After the return of the Fort Marion men the most significant ledger book art producer was a Kiowa named Haungooah (Silver Horn), whose brother, Ohettoit, was one of the captives. Silver Horn worked with his brother and Zotom decorating traditional tipis and began to produce ledger book art work in a less stylized fashion. Silver Horn reputedly influenced both James Auchiah and Stephen Mopope in their work before they became a part of the famous Kiowa Five, whose artistic style, developed at the University of Oklahoma in the late 1920s, is generally recognized as the beginning of the modern Native American Art Movement. Examples of ledger book art are now prized possessions of numerous cultural institutions including the Smithsonian in Washington D.C., the Gilcrease Museum in Tulsa, and the National Cowboy and Western Heritage Museum and the Oklahoma Historical Society in Oklahoma City.

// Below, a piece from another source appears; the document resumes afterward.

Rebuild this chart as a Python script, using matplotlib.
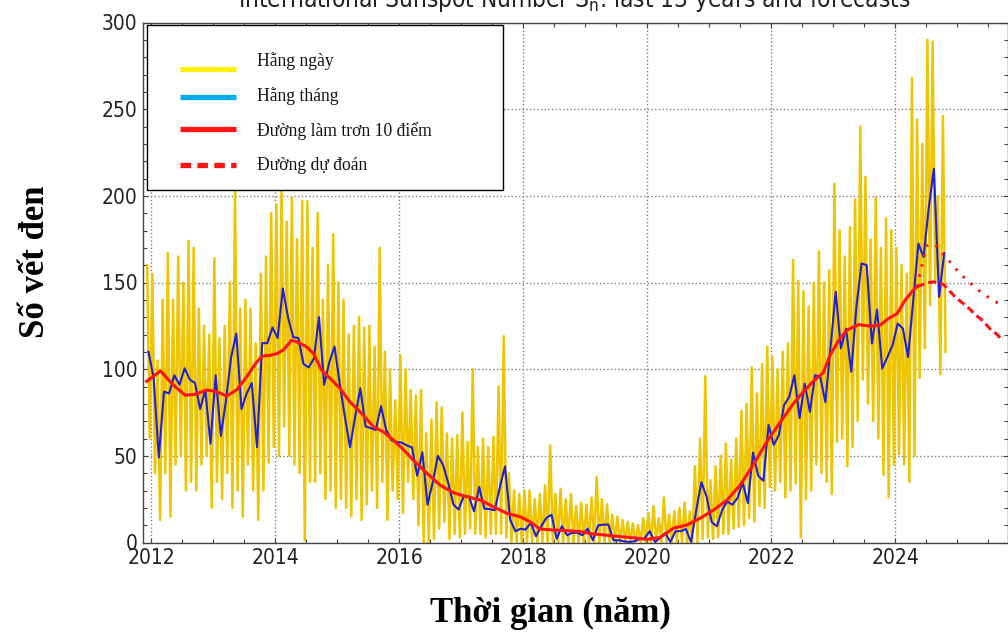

BIBLIOGRAPHY: Robert G. Donnelley and Candace S. Greene, Transforming Images: The Art of Silver Horn and His Successors (Chicago: David and Alfred Smart Museum of Art, University of Chicago, 2000). Candace S. Greene, Silver Horn: Master Illustrator of the Kiowas (Norman: University of Oklahoma Press, 2001). Moira F. Harris and Wo-Haw, Between Two Cultures: Kiowa Art From Fort Marion (St. Paul, Minn.: Pogo Press, 1989). John R. Lovett and Donald L.DeWitt, Guide to Native American Ledger Drawings and Pictographs in United States Museums, Libraries, and Archives (Westport, Conn.: Greenwood Press,1998). Karen Daniels Petersen, Plains Indian Art From Fort Marion (Norman: University of Oklahoma Press, 1971). W. Jacson Rushing, "The Legacy of Ledger Art in Twentieth Century Native American Art," in Plains Indian Drawings: 1865-1935, ed. Janet Catherine Berlo (New York: Harry N. Abrams, 1996).